By Peter Morici
The economy is in more dire straits than Washington politicians behave, and they need to put aside their partisan agendas and fencing on Twitter to save it.
The Labor Department reported 20 million jobs lost in April, raising unemployment to 14.7 percent, and government statisticians believe the chaos caused serious undercounting. Adding idled workers still receiving payments from employers but incorrectly classified as employed, and those shut in, unable to look for work and hence not counted in the labor force, the jobless rate jumps to 23.5 percent.
The survey was conducted in mid-April, but millions more filed for unemployment benefits during the weeks that followed, putting the real unemployment rate well above the 24.9 percent Great Depression peak.
Most visible are lost jobs in restaurants, airlines, non-emergency health care and entertainment, but a second wave is unfolding along the supply chain.
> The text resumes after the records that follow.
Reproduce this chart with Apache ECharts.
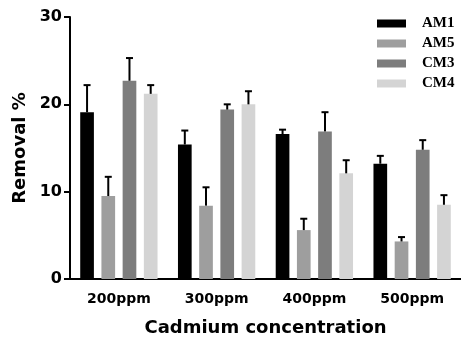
<!DOCTYPE html>
<html>
<head>
<meta charset="utf-8">
<script src="https://cdn.jsdelivr.net/npm/echarts@6/dist/echarts.min.js"></script>
<style>html,body{margin:0;padding:0;background:#fff}#c{width:461px;height:345px}</style>
</head>
<body>
<div id="c"></div>
<script>
var categories = ['200ppm', '300ppm', '400ppm', '500ppm'];
var seriesNames = ['AM1', 'AM5', 'CM3', 'CM4'];
var AM1 = [19.1, 15.4, 16.6, 13.2];
var AM5 = [9.5, 8.4, 5.6, 4.3];
var CM3 = [22.7, 19.4, 16.9, 14.8];
var CM4 = [21.2, 20.0, 12.1, 8.5];
var AM1_err = [3.1, 1.6, 0.5, 0.9];
var AM5_err = [2.2, 2.1, 1.3, 0.5];
var CM3_err = [2.6, 0.6, 2.2, 1.1];
var CM4_err = [1.0, 1.5, 1.5, 1.1];
var yTicks = [0, 10, 20, 30];

var values = [AM1, AM5, CM3, CM4];
var errs = [AM1_err, AM5_err, CM3_err, CM4_err];
var colors = ['#000000', '#9e9e9e', '#7d7d7d', '#d4d4d4'];
var BAR_PCT = 0.14, GAP = 0.55;

var errData = [];
for (var s = 0; s < 4; s++) {
  for (var i = 0; i < categories.length; i++) {
    errData.push([i, s, values[s][i], values[s][i] + errs[s][i]]);
  }
}

var series = seriesNames.map(function (n, s) {
  return {
    name: n, type: 'bar', data: values[s],
    barWidth: (BAR_PCT * 100) + '%', barGap: (GAP * 100) + '%',
    itemStyle: { color: colors[s] }
  };
});
series.push({
  type: 'custom', z: 10, silent: true,
  data: errData,
  renderItem: function (params, api) {
    var ci = api.value(0), si = api.value(1);
    var bandW = api.size([1, 0])[0];
    var bw = bandW * BAR_PCT;
    var step = bw * (1 + GAP);
    var base = api.coord([ci, api.value(2)]);
    var top = api.coord([ci, api.value(3)]);
    var x = base[0] + (si - 1.5) * step;
    var cap = 3.5;
    return {
      type: 'group',
      children: [
        { type: 'line', shape: { x1: x, y1: base[1], x2: x, y2: top[1] }, style: { stroke: '#000', lineWidth: 2 } },
        { type: 'line', shape: { x1: x - cap, y1: top[1], x2: x + cap, y2: top[1] }, style: { stroke: '#000', lineWidth: 2 } }
      ]
    };
  }
});

var chart = echarts.init(document.getElementById('c'), null, { renderer: 'canvas' });
chart.setOption({
  animation: false,
  backgroundColor: '#fff',
  grid: { left: 70, top: 17, width: 396, bottom: 66, containLabel: false },
  legend: {
    data: seriesNames, orient: 'vertical', left: 377, top: 16, padding: 0,
    itemWidth: 29, itemHeight: 8, itemGap: 5,
    textStyle: { fontFamily: 'Liberation Serif', fontWeight: 'bold', fontSize: 15, color: '#000', lineHeight: 15, padding: [0, 0, 0, 11] },
    icon: 'rect'
  },
  xAxis: {
    type: 'category', data: categories,
    name: 'Cadmium concentration', nameLocation: 'middle', nameGap: 40,
    nameTextStyle: { fontFamily: 'DejaVu Sans', fontWeight: 'bold', fontSize: 18, color: '#000' },
    axisLine: { lineStyle: { color: '#000', width: 2 } },
    axisTick: { alignWithLabel: true, length: 5, lineStyle: { color: '#000', width: 2 } },
    axisLabel: { fontFamily: 'DejaVu Sans', fontWeight: 'bold', fontSize: 14, color: '#000', margin: 13 }
  },
  yAxis: {
    type: 'value', min: yTicks[0], max: yTicks[yTicks.length - 1], interval: 10,
    name: 'Removal %', nameLocation: 'middle', nameGap: 40,
    nameTextStyle: { fontFamily: 'DejaVu Sans', fontWeight: 'bold', fontSize: 18, color: '#000' },
    splitLine: { show: false },
    axisLine: { show: true, lineStyle: { color: '#000', width: 2 } },
    axisTick: { show: true, length: 6, lineStyle: { color: '#000', width: 2 } },
    axisLabel: { fontFamily: 'DejaVu Sans', fontWeight: 'bold', fontSize: 16, color: '#000', margin: 8 }
  },
  series: series
});
</script>
</body>
</html>
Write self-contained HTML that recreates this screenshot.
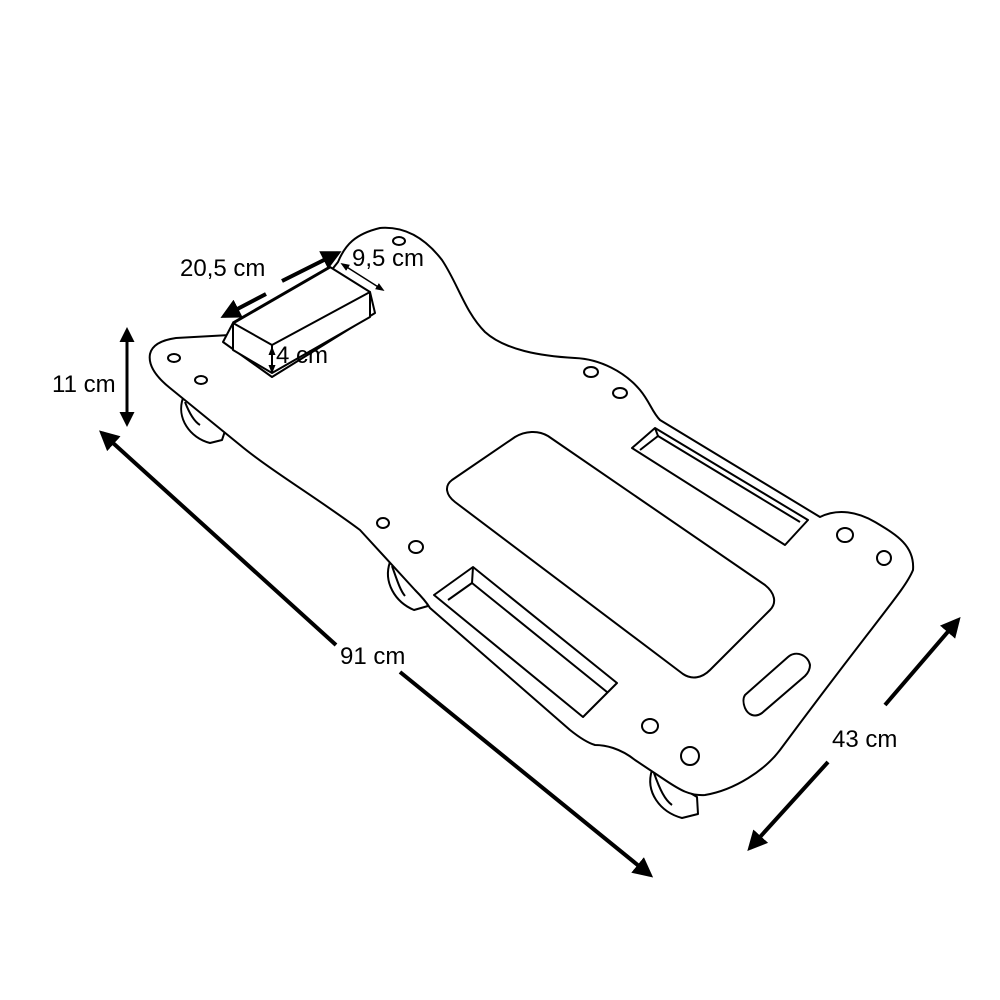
<!DOCTYPE html>
<html><head><meta charset="utf-8"><style>
html,body{margin:0;padding:0;background:#fff;}
svg{display:block;}
text{font-family:"Liberation Sans",Arial,sans-serif;font-size:24px;fill:#000;}
</style></head><body>
<svg width="1000" height="1000" viewBox="0 0 1000 1000" xmlns="http://www.w3.org/2000/svg">
<defs>
<marker id="ah" viewBox="0 0 10 10" refX="8" refY="5" markerWidth="5" markerHeight="5" orient="auto-start-reverse"><path d="M0,0 L10,5 L0,10 z" fill="#000"/></marker>
<marker id="ahs" viewBox="0 0 10 10" refX="8" refY="5" markerWidth="6" markerHeight="6" orient="auto-start-reverse"><path d="M0,1 L10,5 L0,9 z" fill="#000"/></marker>
</defs>
<g fill="none" stroke="#000" stroke-width="2" stroke-linejoin="round">
<!-- wheels -->
<path d="M183,398 C176,418 190,438 210,443 L222,440 L226,428 L208,408" fill="#fff"/>
<path d="M185,402 C190,415 195,422 200,425"/>
<path d="M390,562 C383,582 395,602 414,610 L428,606 L422,590 L402,570" fill="#fff"/>
<path d="M392,566 C397,580 400,590 405,596"/>
<path d="M652,770 C645,792 660,812 682,818 L698,814 L697,797 L672,782" fill="#fff"/>
<path d="M654,773 C660,790 665,800 672,805"/>
<!-- main outline -->
<path fill="#fff" d="M150,354 C152,345 162,340 176,338 L230,335 L272,345 L338,262 C345,245 355,234 380,228 C405,226 425,238 442,260 C458,284 465,312 485,332 C505,350 540,356 575,358 C600,359 625,372 640,390 C650,402 652,412 660,420 L820,517 C838,508 858,512 875,522 C895,534 915,545 913,570 C905,590 880,615 780,750 C765,770 735,790 705,795 C690,796 680,790 665,780 L635,760 C620,748 605,745 595,745 C588,743 580,738 570,730 L430,608 C425,600 420,595 415,590 L360,530 C320,500 270,470 240,445 L170,388 C155,376 148,365 150,354 Z"/>
<!-- pad -->
<path d="M452,480 L515,437 C525,431 538,430 548,436 L765,585 C775,593 777,603 770,610 L710,670 C702,678 692,680 683,674 L455,502 C446,495 444,486 452,480 Z"/>
<!-- upper slot -->
<path d="M632,448 L655,428 L808,520 L785,545 Z"/>
<path d="M640,450 L658,436 L800,522"/>
<path d="M658,436 L655,428"/>
<!-- lower slot -->
<path d="M434,595 L473,567 L617,683 L583,717 Z"/>
<path d="M448,600 L472,583 L607,692"/>
<path d="M472,583 L473,567"/>
<!-- handle slot -->
<path d="M745,695 L788,657 C796,650 808,655 810,665 C810,670 808,673 805,676 L762,713 C755,718 748,715 745,708 C743,703 743,698 745,695 Z"/>
<!-- headrest -->
<path fill="#fff" d="M223,342 L272,377 L375,313 L370,292 L233,323 Z"/>
<path fill="#fff" d="M233,323 L330,267 L370,292 L370,317 L272,373 L233,350 Z"/>
<path d="M233,323 L272,345 L370,292 M272,345 L272,373"/>
<path d="M233,323 L330,267" stroke-width="3"/>
</g>
<!-- holes -->
<g fill="#fff" stroke="#000" stroke-width="2">
<ellipse cx="174" cy="358" rx="6" ry="4"/>
<ellipse cx="201" cy="380" rx="6" ry="4"/>
<ellipse cx="399" cy="241" rx="6" ry="4"/>
<ellipse cx="383" cy="523" rx="6" ry="5"/>
<ellipse cx="416" cy="547" rx="7" ry="6"/>
<ellipse cx="591" cy="372" rx="7" ry="5"/>
<ellipse cx="620" cy="393" rx="7" ry="5"/>
<ellipse cx="845" cy="535" rx="8" ry="7"/>
<ellipse cx="884" cy="558" rx="7" ry="7"/>
<ellipse cx="650" cy="726" rx="8" ry="7"/>
<ellipse cx="690" cy="756" rx="9" ry="9"/>
</g>
<!-- dimensions -->
<g stroke="#000" fill="none">
<line x1="127" y1="330" x2="127" y2="424" stroke-width="3" marker-start="url(#ah)" marker-end="url(#ah)"/>
<line x1="336" y1="645" x2="102" y2="433" stroke-width="4" marker-end="url(#ah)"/>
<line x1="400" y1="672" x2="650" y2="875" stroke-width="4" marker-end="url(#ah)"/>
<line x1="885" y1="705" x2="958" y2="620" stroke-width="4" marker-end="url(#ah)"/>
<line x1="828" y1="762" x2="750" y2="848" stroke-width="4" marker-end="url(#ah)"/>
<line x1="266" y1="294" x2="224" y2="316" stroke-width="4" marker-end="url(#ah)"/>
<line x1="282" y1="281" x2="338" y2="253" stroke-width="4" marker-end="url(#ah)"/>
<line x1="342" y1="264" x2="383" y2="290" stroke-width="1.5" marker-start="url(#ahs)" marker-end="url(#ahs)"/>
<line x1="272" y1="348" x2="272" y2="372" stroke-width="1.5" marker-start="url(#ahs)" marker-end="url(#ahs)"/>
</g>
<text x="180" y="276">20,5 cm</text>
<text x="352" y="266">9,5 cm</text>
<text x="276" y="363">4 cm</text>
<text x="52" y="392">11 cm</text>
<text x="340" y="664">91 cm</text>
<text x="832" y="747">43 cm</text>
</svg>
</body></html>
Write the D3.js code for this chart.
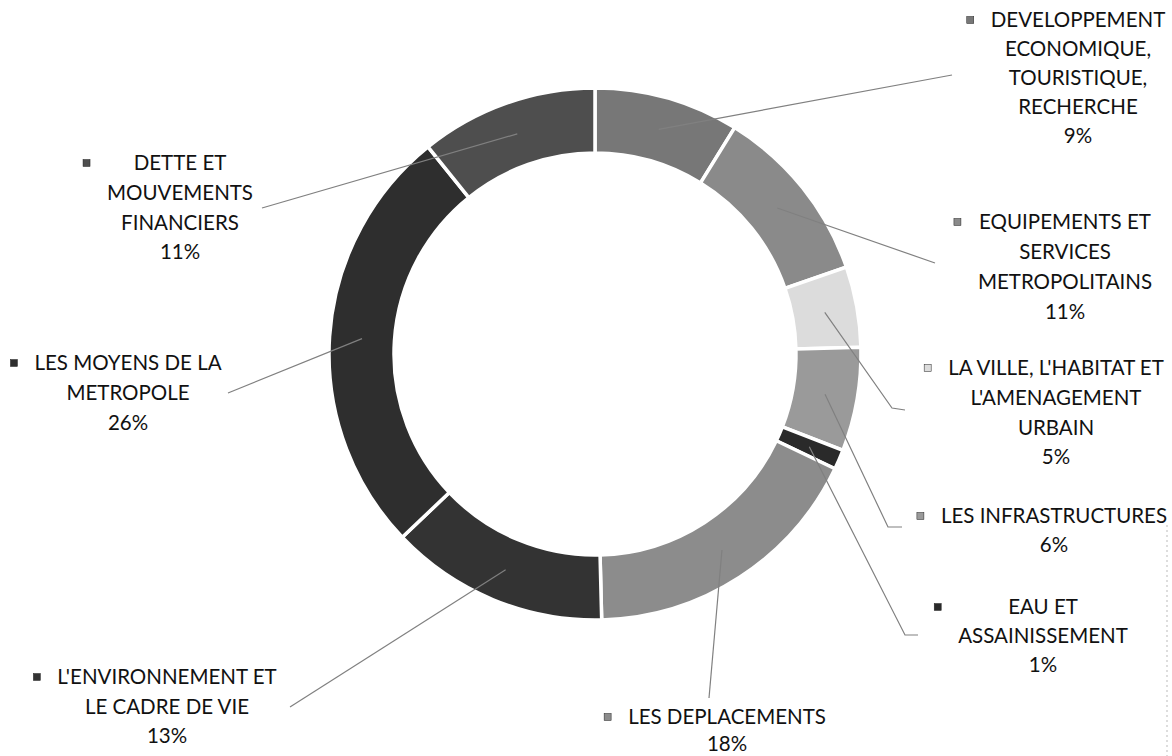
<!DOCTYPE html>
<html>
<head>
<meta charset="utf-8">
<script src="https://cdn.jsdelivr.net/npm/d3@7/dist/d3.min.js"></script>
<style>
  html, body { margin: 0; padding: 0; background: #fff; }
  svg { display: block; }
  text { font-family: Lato, "Open Sans", "Liberation Sans", sans-serif; }
</style>
</head>
<body>
<svg id="chart" width="1172" height="756"></svg>
<script>
// ---- DATA ----
const categories = [
  "DEVELOPPEMENT ECONOMIQUE, TOURISTIQUE, RECHERCHE",
  "EQUIPEMENTS ET SERVICES METROPOLITAINS",
  "LA VILLE, L'HABITAT ET L'AMENAGEMENT URBAIN",
  "LES INFRASTRUCTURES",
  "EAU ET ASSAINISSEMENT",
  "LES DEPLACEMENTS",
  "L'ENVIRONNEMENT ET LE CADRE DE VIE",
  "LES MOYENS DE LA METROPOLE",
  "DETTE ET MOUVEMENTS FINANCIERS"
];
const shares = [8.8, 10.9, 4.9, 6.3, 1.2, 17.5, 13.3, 26.3, 10.8];
const percentLabels = ["9%", "11%", "5%", "6%", "1%", "18%", "13%", "26%", "11%"];

// ---- LAYOUT / STYLE ----
const colors = ["#777777", "#8a8a8a", "#dcdcdc", "#9a9a9a", "#2a2a2a",
                "#8c8c8c", "#333333", "#2e2e2e", "#4e4e4e"];
const labelLayout = [
  { lines: ["DEVELOPPEMENT", "ECONOMIQUE,", "TOURISTIQUE,", "RECHERCHE"], cx: 1078, y0: 20, lh: 29, anchor: [952, 75] },
  { lines: ["EQUIPEMENTS ET", "SERVICES", "METROPOLITAINS"], cx: 1065, y0: 222, lh: 30, anchor: [935, 263] },
  { lines: ["LA VILLE, L'HABITAT ET", "L'AMENAGEMENT", "URBAIN"], cx: 1056, y0: 368, lh: 29.7, anchor: [892, 408], elbow: [905, 410] },
  { lines: ["LES INFRASTRUCTURES"], cx: 1054, y0: 516, lh: 29, anchor: [888, 527], elbow: [902, 527] },
  { lines: ["EAU ET", "ASSAINISSEMENT"], cx: 1043, y0: 607, lh: 29, anchor: [905, 635], elbow: [918, 635] },
  { lines: ["LES DEPLACEMENTS"], cx: 727, y0: 717, lh: 27, anchor: [709, 698] },
  { lines: ["L'ENVIRONNEMENT ET", "LE CADRE DE VIE"], cx: 167, y0: 677, lh: 29.5, anchor: [290, 707] },
  { lines: ["LES MOYENS DE LA", "METROPOLE"], cx: 128, y0: 363, lh: 30, anchor: [228, 393] },
  { lines: ["DETTE ET", "MOUVEMENTS", "FINANCIERS"], cx: 180, y0: 163, lh: 29.7, anchor: [262, 208] }
];
const center = [595, 354];
const rOuter = 266, rInner = 201;
const fontSize = 20.5;

const svg = d3.select("#chart");
const g = svg.append("g").attr("transform", `translate(${center[0]},${center[1]})`);

const pie = d3.pie().sort(null).value(d => d);
const arcs = pie(shares);
const arc = d3.arc().innerRadius(rInner).outerRadius(rOuter);
const midArc = d3.arc().innerRadius((rInner + rOuter) / 2).outerRadius((rInner + rOuter) / 2);

g.selectAll("path.slice")
  .data(arcs)
  .join("path")
  .attr("class", "slice")
  .attr("d", arc)
  .attr("fill", (d, i) => colors[i])
  .attr("stroke", "#fff")
  .attr("stroke-width", 3.5)
  .attr("stroke-linejoin", "miter");

// leader lines
const line = d3.line();
svg.selectAll("path.leader")
  .data(arcs)
  .join("path")
  .attr("class", "leader")
  .attr("d", (d, i) => {
    const c = midArc.centroid(d);
    const pts = [[c[0] + center[0], c[1] + center[1]], labelLayout[i].anchor];
    if (labelLayout[i].elbow) pts.push(labelLayout[i].elbow);
    return line(pts);
  })
  .attr("fill", "none")
  .attr("stroke", "#808080")
  .attr("stroke-width", 1.2);

// labels
const labels = svg.selectAll("g.label")
  .data(arcs)
  .join("g")
  .attr("class", "label");

labels.each(function (d, i) {
  const L = labelLayout[i];
  const grp = d3.select(this);
  const allLines = L.lines.concat([percentLabels[i]]);
  let maxW = 0;
  allLines.forEach((t, k) => {
    const txt = grp.append("text")
      .attr("x", L.cx)
      .attr("y", L.y0 + k * L.lh)
      .attr("dy", "0.35em")
      .attr("text-anchor", "middle")
      .attr("font-size", fontSize)
      .attr("fill", "#111")
      .text(t);
    maxW = Math.max(maxW, txt.node().getComputedTextLength());
  });
  const left = L.cx - maxW / 2;
  grp.append("rect")
    .attr("x", left - 17 - 7)
    .attr("y", L.y0 - 3.5)
    .attr("width", 7)
    .attr("height", 7)
    .attr("fill", colors[i])
    .attr("stroke", "#222")
    .attr("stroke-width", 0.5);
});

// faint scan edge at right
svg.append("line")
  .attr("x1", 1167).attr("x2", 1167)
  .attr("y1", 525).attr("y2", 756)
  .attr("stroke", "#bbb")
  .attr("stroke-width", 1)
  .attr("stroke-dasharray", "2,3");
</script>
</body>
</html>
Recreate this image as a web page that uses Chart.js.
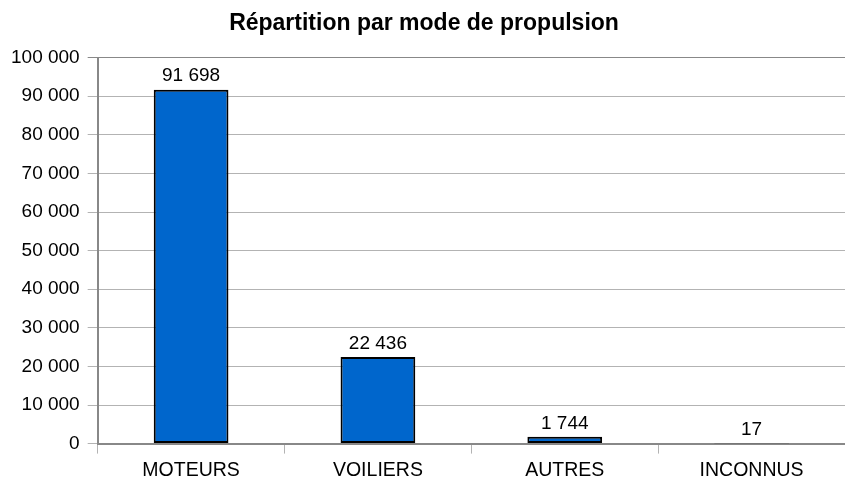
<!DOCTYPE html>
<html>
<head>
<meta charset="utf-8">
<script src="https://cdn.jsdelivr.net/npm/chart.js@4.4.0/dist/chart.umd.min.js"></script>
<style>
  html, body { margin: 0; padding: 0; background: #fff; }
  #wrap { width: 845px; height: 481px; }
</style>
</head>
<body>
<div id="wrap"><canvas id="myChart" width="845" height="481"></canvas></div>
<script>
const categories = ['MOTEURS', 'VOILIERS', 'AUTRES', 'INCONNUS'];
const counts = [91698, 22436, 1744, 17];
const yTicks = [0, 10000, 20000, 30000, 40000, 50000, 60000, 70000, 80000, 90000, 100000];

// thousands with a plain space, like the original
const fmt = (v) => String(Math.round(v)).replace(/\B(?=(\d{3})+(?!\d))/g, ' ');

// values above the bars
const valueLabels = {
    id: 'valueLabels',
    afterDatasetsDraw(chart) {
        const ctx = chart.ctx;
        const meta = chart.getDatasetMeta(0);
        ctx.save();
        ctx.font = '19px "Liberation Sans", Arial, sans-serif';
        ctx.fillStyle = '#000';
        ctx.textAlign = 'center';
        ctx.textBaseline = 'bottom';
        meta.data.forEach((bar, i) => {
            ctx.fillText(fmt(counts[i]), bar.x, bar.y - 4);
        });
        ctx.restore();
    }
};

Chart.defaults.font.family = '"Liberation Sans", Arial, sans-serif';
Chart.defaults.color = '#000';

new Chart(document.getElementById('myChart').getContext('2d'), {
    type: 'bar',
    data: {
        labels: categories,
        datasets: [{
            data: counts,
            backgroundColor: '#0066cc',
            borderColor: '#000',
            borderWidth: 2,
            borderSkipped: false,
            barPercentage: 0.4,
            categoryPercentage: 1,
        }]
    },
    options: {
        responsive: false,
        animation: false,
        layout: { padding: { left: 3, right: 0, top: 0, bottom: -6 } },
        plugins: {
            legend: { display: false },
            tooltip: { enabled: false },
            title: {
                display: true,
                text: 'Répartition par mode de propulsion',
                font: { size: 23, weight: 'bold' },
                padding: { top: 10, bottom: 20 }
            }
        },
        scales: {
            x: {
                grid: {
                    offset: true,
                    drawOnChartArea: false,
                    tickLength: 10,
                    color: '#b3b3b3'
                },
                border: { color: '#888', width: 2 },
                ticks: { font: { size: 19.5 }, padding: 5 }
            },
            y: {
                min: 0,
                max: 100000,
                afterBuildTicks(axis) {
                    axis.ticks = yTicks.map(v => ({ value: v }));
                },
                grid: {
                    tickLength: 10,
                    color: (c) => c.tick && c.tick.value === 100000 ? '#888' : '#b3b3b3',
                    lineWidth: 1
                },
                border: { color: '#888', width: 2 },
                ticks: {
                    font: { size: 19 },
                    padding: 8,
                    callback: (v) => fmt(v)
                }
            }
        }
    },
    plugins: [valueLabels]
});
</script>
</body>
</html>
For example, Boeing and GE’s aircraft engine division are girding for depressed air travel for several years, and cleaners, caterers, other business and child care services are losing customers.
Half of small businesses may be closed permanently, and two in five displaced workers will never return to former jobs. Many newspapers are suffocating from lost ad revenue.
Both political parties have been eager to exploit the crisis to stuff their long-term ideological agendas into stimulus packages — such as lopsided rules favoring unions for Democrats and tax breaks often favored by Republicans.
Aid is arriving too late and with too many strings for quick distribution. Means testing slowed stimulus checks, and onerous bureaucratic conditions forced many small businesses to pass on grants and loans.
All the bickering and bargaining delays the fire brigade while the economy is burning.
The latest is the $500 billion in fiscal assistance requested by state governors. House Democrats painstakingly wasted time drafting a $3 trillion bill that includes sweet spots rich in Democratic votes and will result in weeks of wrangling with Senate Republicans. Senate Majority Leader Mitch McConnell warns no bill gets past the Senate without tort reform. President Trump wants aid tied to sanctuary city policies.
A package will emerge because neither party wants to bear blame for draconian school spending cuts but not before a lot more carnage in the economy.
Earlier relief packages sent $150 billion to the states, but most of that was for extraordinary COVID-19 expenses. The recession has cost the states and municipal governments at least $270 billion in lost sales and income tax revenues, as well as from excise taxes on theater tickets, hotels and other services.
Municipalities are cutting back on garbage collection and other basic health and safety services. State and local governments have shed 1 million workers — and that’s before they finally come to terms with slashing budgets for the second half of this year and next.
State and local governments still employ 19 million — more than manufacturing and construction combined. To avoid Armageddon, Congress should quickly pass a plain vanilla $500 billion aid package and let the governors sort it.
Instead, as with the $3 trillion in packages that sent payments to households, small businesses, the airlines and others, Congress and the administration will burden the bill with lots of conditions and politically targeted complexity, the money will arrive too late to save millions of jobs. The public schools — trying terribly hard to protect students, faculty and staff by relying more on digital learning solutions — simply won’t have the cash needed to function effectively.
The governors have given conservative lawmakers and Mr. Trump good cause to stiff them. New York Gov. Andrew Cuomo faced down President Trump regarding authority to reopen New York’s economy and formed a coalition of Northeastern states but is now calling for an active federal partner in Washington to address his state’s financial problems.
Gov. Gavin Newsom has repeatedly asserted California is a nation state. Fine, let Sacramento borrow in the bond market and raise taxes further, and see what that does to its credit rating and how many folks with professional skills — other than tech magnates residing in gated estates — still want to live in his paradise for the homeless and illegal immigrants.
As for Mr. McConnell, it’s the pique of indifference to suggest that states and municipalities look to bankruptcy and higher taxes. States are as critical to the national economy, and nothing would slow solutions more than a trip through creditor reorganization, litigation and more taxes.
Responsibility for the national economy still resides along Pennsylvania Avenue between the Oval Office and Capitol Dome.
• Peter Morici is an economist and business professor at the University of Maryland, and a national columnist.